His father and grandfather were the same way as children…always building and designing with whatever was available; tinker toys, legos, blocks. They’ve both gone on to be very successful engineers. In fact, my father-in-law has spent his career working in high-level physics labs in the U.S. and abroad designing one of a kind instumentation.
And all my friends wonder why I’m not obsessed with sticking my kid in preschool so he can get “real education” with worksheets and flash cards and such! They don’t seem to understand the value of play. I know my son is learning more at this age when he “builds some twacks” than he could learn being stuck at a table doing worksheets. And I’m happy to encourage him in his gift. Play is the work of children, for sure!
This is exactly what I’m reading about right now in the book “NurtureShock” by Po Bronson and Ashley Merryman. This book is blowing my mind! It uses real, data-based evidence to back up what it says about parenting and its conclusions are at times surprising. It talks about the value of play specifically in Chapter 8: Can Self-Control Be Taught? Lenore: you would love this book!!

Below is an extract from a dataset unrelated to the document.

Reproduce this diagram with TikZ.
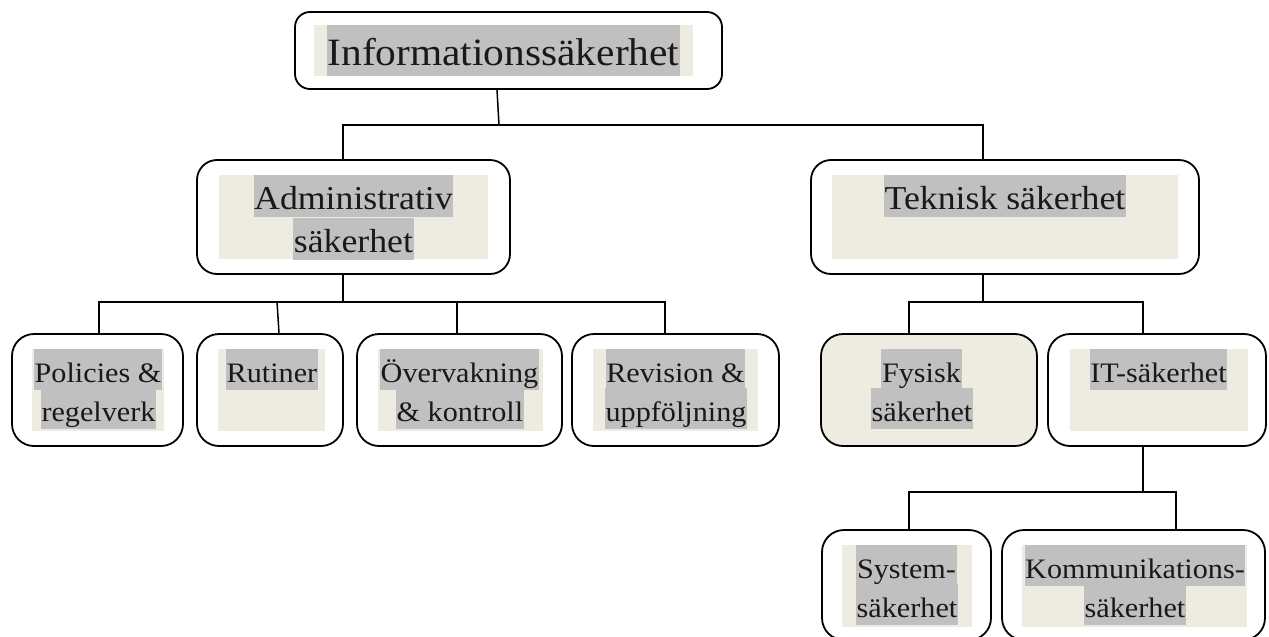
\documentclass[tikz,border=0pt]{standalone}
\usepackage{fontspec}
\setmainfont{Liberation Serif}[FakeStretch=1.07]
\definecolor{padbeige}{HTML}{EEECE1}
\definecolor{hlgray}{HTML}{C0C0C0}
\tikzset{
  box/.style={draw=black, line width=1.8pt, rounded corners=#1, inner sep=0pt, fill=white},
  box/.default=20pt,
  pad/.style={fill=padbeige, inner sep=0pt},
  hl/.style={fill=hlgray, inner xsep=0.6pt, inner ysep=0pt, anchor=base, text=black!90},
  hlA/.style={hl, font=\fontsize{38.7pt}{46pt}\selectfont, text height=40pt, text depth=11pt},
  hlB/.style={hl, font=\fontsize{33.4pt}{40pt}\selectfont, text height=34pt, text depth=8pt},
  hlC/.style={hl, font=\fontsize{28.2pt}{34pt}\selectfont, text height=33pt, text depth=8pt},
  conn/.style={line width=1.5pt, draw=black},
}
\begin{document}
\begin{tikzpicture}[x=1pt,y=-1pt]
\useasboundingbox (0,0) rectangle (1269,637);
\clip (0,0) rectangle (1269,637);
% ---- top
\node[box=15pt, minimum width=427pt, minimum height=77pt] (top) at (508.5,50.5) {};
\node[pad, minimum width=379pt, minimum height=51pt] (toppad) at (503.5,50.5) {};
\node[hlA] (t0) at (503.5,65) {Informationssäkerhet};
% ---- level 2
\node[box=20pt, minimum width=313pt, minimum height=114pt] (adm) at (353.5,217) {};
\node[pad, minimum width=269pt, minimum height=84pt] (admpad) at (353.5,217) {};
\node[hlB] (a1) at (353.5,209) {Administrativ};
\node[hlB] (a2) at (353.5,252) {säkerhet};
\node[box=20pt, minimum width=388pt, minimum height=114pt] (tek) at (1005,217) {};
\node[pad, minimum width=346pt, minimum height=84pt] (tekpad) at (1005,217) {};
\node[hlB] (k1) at (1005,209) {Teknisk säkerhet};
% ---- level 3
\node[box=22pt, minimum width=171pt, minimum height=112pt] (pol) at (97.5,390) {};
\node[pad, minimum width=132pt, minimum height=82pt] (polpad) at (98,390) {};
\node[hlC] (p1) at (98,382) {Policies \&};
\node[hlC] (p2) at (98.5,421) {regelverk};
\node[box=22pt, minimum width=146pt, minimum height=112pt] (rut) at (270,390) {};
\node[pad, minimum width=107pt, minimum height=82pt] (rutpad) at (271.5,390) {};
\node[hlC] (r1) at (272,382) {Rutiner};
\node[box=22pt, minimum width=205pt, minimum height=112pt] (ove) at (459.5,390) {};
\node[pad, minimum width=165pt, minimum height=82pt] (ovepad) at (460.5,390) {};
\node[hlC] (o1) at (459.5,382) {Övervakning};
\node[hlC] (o2) at (460,421) {\& kontroll};
\node[box=22pt, minimum width=207pt, minimum height=112pt] (rev) at (675.5,390) {};
\node[pad, minimum width=165pt, minimum height=82pt] (revpad) at (675.5,390) {};
\node[hlC] (v1) at (675.5,382) {Revision \&};
\node[hlC] (v2) at (676,421) {uppföljning};
\node[box=22pt, fill=padbeige, minimum width=216pt, minimum height=112pt] (fys) at (929,390) {};
\node[hlC] (f1) at (921.5,382) {Fysisk};
\node[hlC] (f2) at (922,421) {säkerhet};
\node[box=22pt, minimum width=218pt, minimum height=112pt] (its) at (1157,390) {};
\node[pad, minimum width=178pt, minimum height=82pt] (itspad) at (1159,390) {};
\node[hlC] (i1) at (1158.5,382) {IT-säkerhet};
% ---- level 4
\node[box=22pt, minimum width=169pt, minimum height=110pt] (sys) at (906.5,585) {};
\node[pad, minimum width=130pt, minimum height=82pt] (syspad) at (907,586) {};
\node[hlC] (s1) at (906.5,578) {System-};
\node[hlC] (s2) at (907,617) {säkerhet};
\node[box=22pt, minimum width=263pt, minimum height=110pt] (kom) at (1133.5,585) {};
\node[pad, minimum width=225pt, minimum height=82pt] (kompad) at (1134.5,586) {};
\node[hlC] (m1) at (1135,578) {Kommunikations-};
\node[hlC] (m2) at (1135,617) {säkerhet};
% ---- connectors
\coordinate (j0) at (499,125);
\coordinate (j1) at (343,302);
\coordinate (j2) at (983,302);
\coordinate (j3) at (1143,492);
\draw[conn] ([xshift=-11.5pt]top.south) -- (j0);
\draw[conn] ([xshift=-10.5pt]adm.north) |- (j0) -| ([xshift=-22pt]tek.north);
\draw[conn] ([xshift=-10.5pt]adm.south) -- (j1);
\draw[conn] ([xshift=1.5pt]pol.north) |- (j1) -| ([xshift=-10.5pt]rev.north);
\draw[conn] ([xshift=-2.5pt]ove.north) -- ++(0,-32);
\draw[conn] ([xshift=9pt]rut.north) -- ++(-2,-32);
\draw[conn] ([xshift=-22pt]tek.south) -- (j2);
\draw[conn] ([xshift=-20pt]fys.north) |- (j2) -| ([xshift=-14pt]its.north);
\draw[conn] ([xshift=-14pt]its.south) -- (j3);
\draw[conn] ([xshift=2.5pt]sys.north) |- (j3) -| ([xshift=42.5pt]kom.north);
\end{tikzpicture}
\end{document}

Free play is much more creative than the scheduled programs can possibly allow. My younger son will spend hours scripting and creating his own animated movies, playing with sound effects and special effects. When he was younger, he spent hours building elaborate train tracks, just like the previous poster’s son. That kind of concentration and exploration can’t be had in a one-hour class.
My son can’t stop creating. He writes his own music, draws constantly, designs costumes, builds sets…. If I had him as scheduled as most of my friends children, he wouldn’t have time to truly explore his creative side.
Yup, free play is an amazing thing. I like the Sudbury Valley School set up, although I live nowhere near it or any similar school. I try to do what I can at home to that end: provide all kinds of things to play with and explore; arts/crafts/building materials/ books/programs/games, and let the kids go. It’s amazing how much self-motivated kids who are doing what they are doing for the sheer joy of it can accomplish. I’m really happy my oldest loves languages: I don’t think there is a big enough carrot or stick I could wield to make him tackle German, Latin, and Italian on his own!
Marion, your son sounds a lot like mine. I bought Joe this thing where he can record his stories and there is a place to put his illustrations in it so it looks and acts like an audio book. He spends hours with it. I found it at Wal-Mart and it was his Christmas present last year.
Thank you to Lenore and Steve for another source and a book to read.
I also love to give my kids tons of free play time. They’re rarely in more than one activity at a time, and lots of the time not in any at all.
My daughter has been described by her second grade teacher as “uniquely” imaginative. By the tone of the teacher’s voice, I don’t think it was quite a complement. But I’m proud of how imaginative she is! I know it sometimes makes her a little more difficult to manage in class, but I hope for it to be an advantage when she’s an adult.
Might I recomend the book PLAY
http://www.amazon.com/Play-Shapes-Brain-Imagination-Invigorates/dp/1583333339
or a TED talk on play by the author
http://www.ted.com/talks/stuart_brown_says_play_is_more_than_fun_it_s_vital.html
He suggest play is essential for survival.
Psychology Today’s ‘Freedom to Learn’ blog written by Peter Gray has many posts about the value of free play.
http://www.psychologytoday.com/blog/freedom-learn
An interesting quirk of most scientists, if you meet them, is that they’re really just playing. They are people who didn’t stop playing when they grew up, and because of that they had to find more involved things to play with. Some of history’s greatest minds were doing little more than play.